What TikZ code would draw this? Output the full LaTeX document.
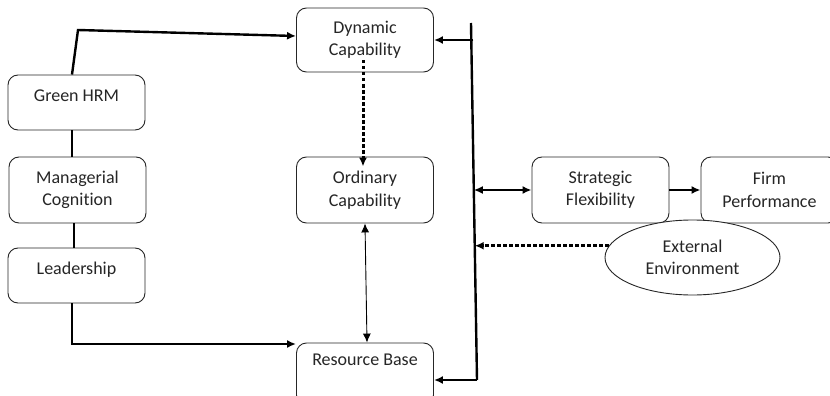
\documentclass[tikz,border=0pt]{standalone}
\usepackage{fontspec}
\setmainfont{Carlito}[Ligatures={NoCommon}]
\usetikzlibrary{arrows.meta,calc,shapes.geometric}
\tikzset{
  box/.style={draw=black!85, line width=0.9pt, rounded corners=10pt, minimum width=137pt, align=center, inner sep=0pt, text=black!85},
  txt/.style={font=\fontsize{18}{22.5}\selectfont, text=black!85},
  conn/.style={line width=2.4pt, line join=miter},
  tip/.style={-{Latex[length=9pt,width=8pt]}},
  dtip/.style={{Latex[length=9pt,width=8pt]}-{Latex[length=9pt,width=8pt]}},
  dots/.style={line width=3pt, dash pattern=on 3.5pt off 2.5pt},
}
\begin{document}
\begin{tikzpicture}[x=1pt,y=-1pt]
\clip (0,0) rectangle (830,396);
\fill[white] (0,0) rectangle (830,396);
% left column
\node[box, minimum height=55pt, label={[txt,anchor=center,yshift=-21pt]north:Green HRM}] (ghrm) at (76.5,102.5) {};
\node[box, txt, minimum height=66pt] (mc) at (77.5,190) {Managerial\\Cognition};
\node[box, minimum height=55pt, label={[txt,anchor=center,yshift=-22pt]north:Leadership}] (lead) at (76.5,275.5) {};
% middle column
\node[box, txt, minimum height=64pt] (dyn) at (365,40) {Dynamic\\Capability};
\node[box, txt, minimum height=66pt] (ord) at (365,190) {Ordinary\\Capability};
\node[box, minimum height=62pt, label={[txt,anchor=center,yshift=-17pt]north:Resource Base}] (res) at (365,374) {};
% right side
\node[box, txt, minimum height=66pt] (strat) at (600.5,190) {Strategic\\Flexibility};
\node[box, txt, minimum height=66pt] (firm) at (769.5,190) {Firm\\Performance};
\node[ellipse, draw=black!85, line width=0.9pt, fill=white, txt, align=center, minimum width=175pt, minimum height=75pt, inner sep=0pt] (env) at (692.5,257.5) {External\\Environment};
% bar
\coordinate (vtop) at (471,23);
\coordinate (vbot) at (477,380);
\coordinate (b1) at ($(vtop)!0.05!(vbot)$);
\coordinate (b2) at ($(vtop)!0.465!(vbot)$);
\coordinate (b3) at ($(vtop)!0.622!(vbot)$);
\coordinate (bend1) at (78,30);
% connectors
\draw[conn, tip] ([xshift=-4.5pt]ghrm.north) -- (bend1) -- ([yshift=4pt]dyn.west);
\draw[conn] ([xshift=-4.5pt]ghrm.south) -- ([xshift=-5.5pt]mc.north);
\draw[conn] ([xshift=-3.5pt]mc.south) -- ([xshift=-2.5pt]lead.north);
\draw[conn, tip] ([xshift=-4.5pt]lead.south) |- ([yshift=30pt]res.west);
\draw[dots, tip] ([xshift=-2pt,yshift=-20pt]dyn.center) -- ([xshift=-2pt,yshift=-10pt]ord.north);
\draw[line width=0.9pt, dtip] (ord.south) -- ([xshift=2pt]res.north);
\draw[conn, line cap=butt] (vtop) -- (vbot);
\draw[conn, tip] (vbot) -- ([yshift=-6pt]res.east);
\draw[conn, tip] ([xshift=2pt]b1 |- dyn.east) -- (dyn.east);
\draw[conn, dtip] (b2 |- strat.west) -- (strat.west);
\draw[conn, tip] (strat.east) -- (firm.west);
\draw[dots, tip] (env.172) -- (env.172 -| b3);
\end{tikzpicture}
\end{document}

**Work required:**
Give an exact copy of the material, leaving out every picture.

**In response:**
What TikZ code would draw this? Output the full LaTeX document.
\documentclass[tikz,border=0pt]{standalone}
\usepackage{fontspec}
\setmainfont{Carlito}[Ligatures={NoCommon}]
\usetikzlibrary{arrows.meta,calc,shapes.geometric}
\tikzset{
  box/.style={draw=black!85, line width=0.9pt, rounded corners=10pt, minimum width=137pt, align=center, inner sep=0pt, text=black!85},
  txt/.style={font=\fontsize{18}{22.5}\selectfont, text=black!85},
  conn/.style={line width=2.4pt, line join=miter},
  tip/.style={-{Latex[length=9pt,width=8pt]}},
  dtip/.style={{Latex[length=9pt,width=8pt]}-{Latex[length=9pt,width=8pt]}},
  dots/.style={line width=3pt, dash pattern=on 3.5pt off 2.5pt},
}
\begin{document}
\begin{tikzpicture}[x=1pt,y=-1pt]
\clip (0,0) rectangle (830,396);
\fill[white] (0,0) rectangle (830,396);
% left column
\node[box, minimum height=55pt, label={[txt,anchor=center,yshift=-21pt]north:Green HRM}] (ghrm) at (76.5,102.5) {};
\node[box, txt, minimum height=66pt] (mc) at (77.5,190) {Managerial\\Cognition};
\node[box, minimum height=55pt, label={[txt,anchor=center,yshift=-22pt]north:Leadership}] (lead) at (76.5,275.5) {};
% middle column
\node[box, txt, minimum height=64pt] (dyn) at (365,40) {Dynamic\\Capability};
\node[box, txt, minimum height=66pt] (ord) at (365,190) {Ordinary\\Capability};
\node[box, minimum height=62pt, label={[txt,anchor=center,yshift=-17pt]north:Resource Base}] (res) at (365,374) {};
% right side
\node[box, txt, minimum height=66pt] (strat) at (600.5,190) {Strategic\\Flexibility};
\node[box, txt, minimum height=66pt] (firm) at (769.5,190) {Firm\\Performance};
\node[ellipse, draw=black!85, line width=0.9pt, fill=white, txt, align=center, minimum width=175pt, minimum height=75pt, inner sep=0pt] (env) at (692.5,257.5) {External\\Environment};
% bar
\coordinate (vtop) at (471,23);
\coordinate (vbot) at (477,380);
\coordinate (b1) at ($(vtop)!0.05!(vbot)$);
\coordinate (b2) at ($(vtop)!0.465!(vbot)$);
\coordinate (b3) at ($(vtop)!0.622!(vbot)$);
\coordinate (bend1) at (78,30);
% connectors
\draw[conn, tip] ([xshift=-4.5pt]ghrm.north) -- (bend1) -- ([yshift=4pt]dyn.west);
\draw[conn] ([xshift=-4.5pt]ghrm.south) -- ([xshift=-5.5pt]mc.north);
\draw[conn] ([xshift=-3.5pt]mc.south) -- ([xshift=-2.5pt]lead.north);
\draw[conn, tip] ([xshift=-4.5pt]lead.south) |- ([yshift=30pt]res.west);
\draw[dots, tip] ([xshift=-2pt,yshift=-20pt]dyn.center) -- ([xshift=-2pt,yshift=-10pt]ord.north);
\draw[line width=0.9pt, dtip] (ord.south) -- ([xshift=2pt]res.north);
\draw[conn, line cap=butt] (vtop) -- (vbot);
\draw[conn, tip] (vbot) -- ([yshift=-6pt]res.east);
\draw[conn, tip] ([xshift=2pt]b1 |- dyn.east) -- (dyn.east);
\draw[conn, dtip] (b2 |- strat.west) -- (strat.west);
\draw[conn, tip] (strat.east) -- (firm.west);
\draw[dots, tip] (env.172) -- (env.172 -| b3);
\end{tikzpicture}
\end{document}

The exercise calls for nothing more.